After a qvevri is sculpted, it’s then toasted and dried in a specially built kiln, a three-walled thermo chamber, before it is coated with a generous spread of mixture (seen above) with limestone. This mixture is believed to be able to seal any cracks and serve as an anti-septic protection layer. The inside of the qvevri is coated with beeswax to seal any pores to form a water-tight surface.
Qvevri cleaning is back-breaking work, and is essential for maintaining the quality of wines. It’s usually cleaned annually before the harvest. In the olden days, and still in some wineries, they would send slender workers down the qvevri to clean the inside of the vessel. Pictured above is a traditional cleaning tool made of cherry tree bark, and below is another cleaning tool made from spiky and sharp plants.
A pot still spotted at Vaziani winery. In addition to wines, most wineries in Georgia also make Chacha, a distilled spirit made from grape pomace with alcoholic strength ranging from 50% ABV to even 75% ABV. It’s usually transparent in colour but some wineries age the spirit in casks or barrels, which would give it a deeper amber colour depending on time spent in ageing.
More and more often, wineries in Georgia are opting for slabs of slates or glasses to seal qvevris instead of clay mixtures to avoid contaminating the wines. Once the seal is formed, the wine is left to ferment in qvevri varying from a couple of months to a couple of years depending on wine style.
Most of the Georgian white wines are made with skin contact, giving them an intense amber colour as shown above.
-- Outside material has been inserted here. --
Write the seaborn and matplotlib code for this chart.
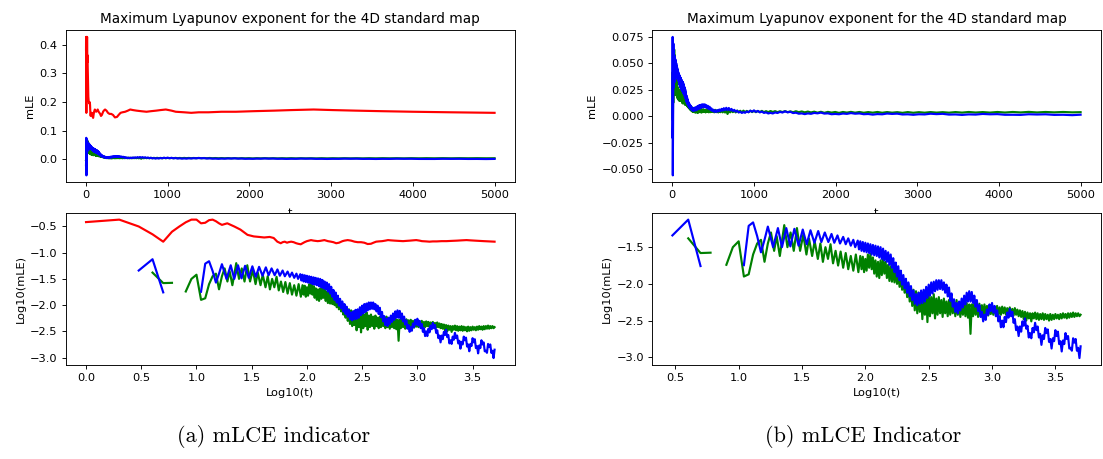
import numpy as np
import matplotlib
matplotlib.use("Agg")
import matplotlib.pyplot as plt
import seaborn as sns

# ---------------- data ----------------
# first integer steps, linear mLE (non-positive values give gaps on the log panel)
early_t = [1, 2, 3, 4, 5, 6, 7, 8, 9, 10, 11, 12, 13, 14, 15, 16, 17]
red_early = [0.383, 0.427, 0.316, 0.224, 0.162, 0.251, 0.316, 0.380, 0.427, 0.427,
             0.363, 0.372, 0.417, 0.427, 0.398, 0.363, 0.339]
green_early = [-0.003, -0.002, -0.001, 0.0417, 0.0263, 0.0266, -0.002, 0.0182, 0.0316, 0.038,
               0.0126, 0.0135, 0.0251, 0.0355, 0.0398, 0.020, 0.0355]
blue_early = [-0.02, -0.008, 0.0457, 0.075, 0.0175, -0.056, -0.035, -0.02, -0.012, -0.005,
              0.018, 0.0617, 0.0687, 0.0447, 0.0269, 0.0398, 0.0603]

# later steps, read on the log-log panel (log10 t, log10 mLE)
red_logt = [1.279, 1.342, 1.398, 1.462, 1.519, 1.568, 1.613, 1.663, 1.699, 1.732,
            1.763, 1.78, 1.799, 1.82, 1.833, 1.857, 1.88, 1.903, 1.92, 1.944,
            1.978, 2.0, 2.037, 2.06, 2.097, 2.12, 2.158, 2.19, 2.217, 2.24,
            2.265, 2.29, 2.322, 2.34, 2.369, 2.40, 2.431, 2.46, 2.49, 2.52,
            2.55, 2.58, 2.602, 2.627, 2.65, 2.681, 2.71, 2.734, 2.76, 2.792,
            2.83, 2.87, 2.90, 2.934, 2.96, 2.99, 3.02, 3.041, 3.08, 3.11,
            3.14, 3.176, 3.22, 3.264, 3.31, 3.362, 3.40, 3.445, 3.48, 3.519,
            3.56, 3.602, 3.65, 3.699]
red_logmle = [-0.44, -0.50, -0.56, -0.66, -0.69, -0.70, -0.71, -0.70, -0.72, -0.79,
              -0.82, -0.80, -0.79, -0.81, -0.80, -0.79, -0.80, -0.82, -0.83, -0.84,
              -0.80, -0.78, -0.76, -0.77, -0.78, -0.775, -0.76, -0.78, -0.79, -0.80,
              -0.82, -0.81, -0.78, -0.77, -0.76, -0.77, -0.79, -0.80, -0.80, -0.81,
              -0.835, -0.83, -0.81, -0.79, -0.785, -0.78, -0.77, -0.76, -0.765, -0.77,
              -0.775, -0.78, -0.775, -0.77, -0.765, -0.76, -0.77, -0.78, -0.785, -0.79,
              -0.785, -0.785, -0.78, -0.78, -0.775, -0.77, -0.765, -0.76, -0.765, -0.77,
              -0.775, -0.78, -0.785, -0.79]

green_logt = [1.255, 1.28, 1.30, 1.325, 1.36, 1.385, 1.41, 1.435, 1.46, 1.485,
              1.51, 1.535, 1.555, 1.58, 1.60, 1.625, 1.645, 1.665, 1.685, 1.705,
              1.725, 1.745, 1.765, 1.785, 1.805, 1.825, 1.845, 1.865, 1.885, 1.905,
              1.925, 1.945]
green_logmle = [-1.30, -1.55, -1.35, -1.62, -1.20, -1.50, -1.30, -1.55, -1.24, -1.55,
                -1.33, -1.60, -1.38, -1.62, -1.42, -1.66, -1.45, -1.70, -1.50, -1.66,
                -1.46, -1.72, -1.55, -1.75, -1.56, -1.78, -1.58, -1.80, -1.62, -1.82,
                -1.60, -1.84]

blue_logt = [1.272, 1.31, 1.342, 1.376, 1.408, 1.44, 1.473, 1.506, 1.537, 1.567,
             1.598, 1.628, 1.653, 1.68, 1.708, 1.733, 1.755, 1.78, 1.80, 1.825,
             1.845, 1.865, 1.885, 1.905, 1.92, 1.94, 1.95]
blue_logmle = [-1.50, -1.24, -1.50, -1.24, -1.49, -1.25, -1.48, -1.26, -1.46, -1.27,
               -1.44, -1.28, -1.43, -1.30, -1.43, -1.32, -1.44, -1.34, -1.45, -1.36,
               -1.46, -1.38, -1.48, -1.40, -1.50, -1.41, -1.53]

# densely oscillating part (log10 t grid shared by green and blue)
dense_logt = [1.96, 1.97, 1.98, 1.99, 2.00, 2.01, 2.02, 2.03, 2.04, 2.05,
              2.06, 2.07, 2.08, 2.09, 2.10, 2.11, 2.12, 2.13, 2.14, 2.15,
              2.16, 2.17, 2.18, 2.19, 2.20, 2.21, 2.22, 2.23, 2.24, 2.25,
              2.26, 2.27, 2.28, 2.29, 2.30, 2.31, 2.32, 2.33, 2.34, 2.35,
              2.36, 2.37, 2.38, 2.39, 2.40, 2.41, 2.42, 2.43, 2.44, 2.45,
              2.46, 2.47, 2.48, 2.49, 2.50, 2.51, 2.52, 2.53, 2.54, 2.55,
              2.56, 2.57, 2.58, 2.59, 2.60, 2.61, 2.62, 2.63, 2.64, 2.65,
              2.66, 2.67, 2.68, 2.69, 2.70, 2.71, 2.72, 2.73, 2.74, 2.75,
              2.76, 2.77, 2.78, 2.79, 2.80, 2.81, 2.82, 2.83, 2.84, 2.85,
              2.86, 2.87, 2.88, 2.89, 2.90, 2.91, 2.92, 2.93, 2.94, 2.95,
              2.96, 2.97, 2.98, 2.99, 3.00, 3.01, 3.02, 3.03, 3.04, 3.05,
              3.06, 3.07, 3.08, 3.09, 3.10, 3.11, 3.12, 3.13, 3.14, 3.15,
              3.16, 3.17, 3.18, 3.19, 3.20, 3.21, 3.22, 3.23, 3.24, 3.25,
              3.26, 3.27, 3.28, 3.29, 3.30, 3.31, 3.32, 3.33, 3.34, 3.35,
              3.36, 3.37, 3.38, 3.39, 3.40, 3.41, 3.42, 3.43, 3.44, 3.45,
              3.46, 3.47, 3.48, 3.49, 3.50, 3.51, 3.52, 3.53, 3.54, 3.55,
              3.56, 3.57, 3.58, 3.59, 3.60, 3.61, 3.62, 3.63, 3.64, 3.65,
              3.66, 3.67, 3.68, 3.69, 3.699]
blue_dense = [-1.42, -1.55, -1.43, -1.56, -1.44, -1.57, -1.45, -1.58, -1.46, -1.60,
              -1.47, -1.61, -1.48, -1.62, -1.49, -1.64, -1.50, -1.66, -1.52, -1.68,
              -1.55, -1.70, -1.57, -1.74, -1.60, -1.78, -1.65, -1.84, -1.71, -1.90,
              -1.76, -1.95, -1.82, -2.01, -1.88, -2.06, -1.93, -2.12, -1.98, -2.17,
              -2.03, -2.22, -2.09, -2.27, -2.14, -2.29, -2.12, -2.27, -2.09, -2.26,
              -2.08, -2.24, -2.04, -2.19, -2.01, -2.16, -1.98, -2.13, -1.97, -2.10,
              -1.95, -2.08, -1.95, -2.07, -1.95, -2.08, -1.98, -2.12, -2.01, -2.17,
              -2.05, -2.23, -2.13, -2.31, -2.21, -2.38, -2.26, -2.40, -2.24, -2.36,
              -2.20, -2.32, -2.16, -2.28, -2.12, -2.24, -2.10, -2.24, -2.11, -2.26,
              -2.16, -2.31, -2.22, -2.37, -2.29, -2.45, -2.38, -2.51, -2.42, -2.49,
              -2.35, -2.42, -2.28, -2.37, -2.26, -2.39, -2.30, -2.44, -2.36, -2.51,
              -2.44, -2.59, -2.50, -2.59, -2.45, -2.52, -2.39, -2.46, -2.34, -2.44,
              -2.38, -2.53, -2.48, -2.63, -2.58, -2.71, -2.58, -2.65, -2.51, -2.57,
              -2.47, -2.61, -2.57, -2.73, -2.67, -2.74, -2.60, -2.66, -2.53, -2.63,
              -2.58, -2.73, -2.68, -2.83, -2.70, -2.75, -2.60, -2.67, -2.62, -2.79,
              -2.75, -2.88, -2.74, -2.78, -2.63, -2.71, -2.65, -2.82, -2.78, -2.92,
              -2.77, -2.82, -2.67, -2.75, -2.71, -2.88, -2.87, -2.91, -2.74, -2.80,
              -2.75, -2.91, -2.87, -3.01, -2.85]
green_dense = [-1.62, -1.80, -1.63, -1.84, -1.66, -1.82, -1.60, -1.78, -1.59, -1.80,
               -1.64, -1.86, -1.68, -1.90, -1.70, -1.92, -1.68, -1.88, -1.66, -1.86,
               -1.70, -1.92, -1.74, -1.96, -1.76, -1.97, -1.78, -1.98, -1.80, -2.00,
               -1.86, -2.04, -1.90, -2.08, -1.95, -2.12, -1.98, -2.18, -2.00, -2.24,
               -2.05, -2.30, -2.08, -2.36, -2.10, -2.40, -2.12, -2.38, -2.14, -2.48,
               -2.16, -2.42, -2.12, -2.52, -2.15, -2.44, -2.18, -2.40, -2.14, -2.47,
               -2.20, -2.42, -2.18, -2.40, -2.22, -2.45, -2.20, -2.40, -2.24, -2.44,
               -2.22, -2.42, -2.20, -2.40, -2.24, -2.44, -2.22, -2.42, -2.26, -2.45,
               -2.25, -2.42, -2.27, -2.44, -2.26, -2.46, -2.28, -2.68, -2.28, -2.44,
               -2.26, -2.42, -2.28, -2.45, -2.27, -2.43, -2.29, -2.44, -2.28, -2.42,
               -2.30, -2.43, -2.29, -2.41, -2.30, -2.42, -2.31, -2.41, -2.30, -2.42,
               -2.32, -2.42, -2.31, -2.40, -2.32, -2.42, -2.33, -2.41, -2.32, -2.42,
               -2.34, -2.43, -2.33, -2.42, -2.35, -2.44, -2.36, -2.45, -2.37, -2.48,
               -2.38, -2.50, -2.39, -2.47, -2.40, -2.51, -2.40, -2.47, -2.39, -2.48,
               -2.40, -2.49, -2.41, -2.48, -2.40, -2.49, -2.41, -2.48, -2.42, -2.50,
               -2.41, -2.49, -2.42, -2.48, -2.41, -2.47, -2.42, -2.48, -2.41, -2.47,
               -2.40, -2.46, -2.41, -2.47, -2.40, -2.46, -2.40, -2.45, -2.39, -2.45,
               -2.40, -2.44, -2.40, -2.44, -2.42]

title = "Maximum Lyapunov exponent for the 4D standard map"
captions = ["(a) mLCE indicator", "(b) mLCE Indicator"]

# ---------------- style ----------------
S = 0.82
plt.rcParams.update({
    "font.family": "DejaVu Sans",
    "font.size": 10 * S,
    "axes.titlesize": 12 * S,
    "axes.labelsize": 10 * S,
    "xtick.labelsize": 10 * S,
    "ytick.labelsize": 10 * S,
    "axes.linewidth": 0.8 * S,
    "xtick.major.width": 0.8 * S,
    "ytick.major.width": 0.8 * S,
    "xtick.major.size": 3.5 * S,
    "ytick.major.size": 3.5 * S,
    "xtick.major.pad": 3.5 * S,
    "ytick.major.pad": 3.5 * S,
    "axes.labelpad": 4 * S,
    "axes.titlepad": 6 * S,
})
LW = 1.55


def build(early, logt, logmle):
    e = np.array(early, float)
    lt_late = np.array(logt, float)
    lm_late = np.array(logmle, float)
    t_lin = np.concatenate([np.array(early_t, float), 10 ** lt_late])
    m_lin = np.concatenate([e, 10 ** lm_late])
    lt = np.log10(t_lin)
    with np.errstate(divide="ignore", invalid="ignore"):
        lm_early = np.where(e > 0, np.log10(np.abs(e)), np.nan)
    lm = np.concatenate([lm_early, lm_late])
    return t_lin, m_lin, lt, lm


series = {
    "red": build(red_early, red_logt, red_logmle),
    "green": build(green_early, green_logt + dense_logt, green_logmle + green_dense),
    "blue": build(blue_early, blue_logt + dense_logt, blue_logmle + blue_dense),
}


def draw(ax, x, y, color):
    idx = np.flatnonzero(np.isfinite(y))
    breaks = np.where(np.diff(idx) > 1)[0] + 1
    for run in np.split(idx, breaks):
        if len(run) > 1:
            sns.lineplot(x=x[run], y=y[run], ax=ax, color=color, linewidth=LW,
                         estimator=None, sort=False, legend=False)


W, H = 1103, 459
fig = plt.figure(figsize=(W / 100, H / 100), dpi=100)


def add_ax(x0, x1, y0, y1):
    return fig.add_axes([x0 / W, 1 - y1 / H, (x1 - x0) / W, (y1 - y0) / H])


panels = [
    (65.6, 515, ["red", "green", "blue"], 274),
    (652, 1101, ["green", "blue"], 863),
]
for (x0, x1, names, cx), cap in zip(panels, captions):
    top = add_ax(x0, x1, 30, 182.3)
    for n in names:
        t_lin, m_lin, lt, lm = series[n]
        draw(top, t_lin, m_lin, n)
    top.set_title(title)
    top.set_xlabel("t", labelpad=4 * S + 2.5)
    top.set_ylabel("mLE")

    bot = add_ax(x0, x1, 212.7, 365)
    for n in names:
        t_lin, m_lin, lt, lm = series[n]
        draw(bot, lt, lm, n)
    bot.set_xlabel("Log10(t)")
    bot.set_ylabel("Log10(mLE)")

    fig.text(cx / W, 1 - 437 / H, cap, ha="center", va="center",
             family="cmr10", fontsize=16)

fig.savefig("out.png", dpi=100)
The wines are fermented in qvevri with skins, pits and sometimes stems as well, which helps to extract tannins for the white wines. Most of the wineries visited by dbHK produce natural wines without any addition of sulfur or chemicals, using some diluted sulfur water to clean qvevri openings to avoid contamination. Wines are often hazy as most are unfiltered. Some wineries are also making European style of wines, which means the wines are made without skin contact, and have gone through stainless tank or French oaks before filtering.
Tbilisi Sioni Cathedral in downtown Tbilisi is an ancient orthodox church first built in 6th and 7th century, and was later restored in 13th century. The Cathedral is said to house the sacred cross of St. Nino. The cross is rumoured to be made from vine branches bounded by the saint’s own hair.
Strings of Churchkhela were seen hanging in a shop in Tbilisi. Churchkhela is a traditional Georgian dessert made with a string of walnuts dipped in a mixture of grape must and wheat flour. The dessert is then hung in open air for ten days before it dries up.
Bakers are making Georgia’s traditional Shoti bread at a wine festival hosted at the Georgian Wines & Spirits company in Kakheti region. The annual festival is hosted every year to celebrate harvest.
Georgian style dumplings, known as Khinkali, are made usually with a beef filling mixed with herbs. Alternatives can be used as well with pork, chicken, cheese and potatoes to name a few.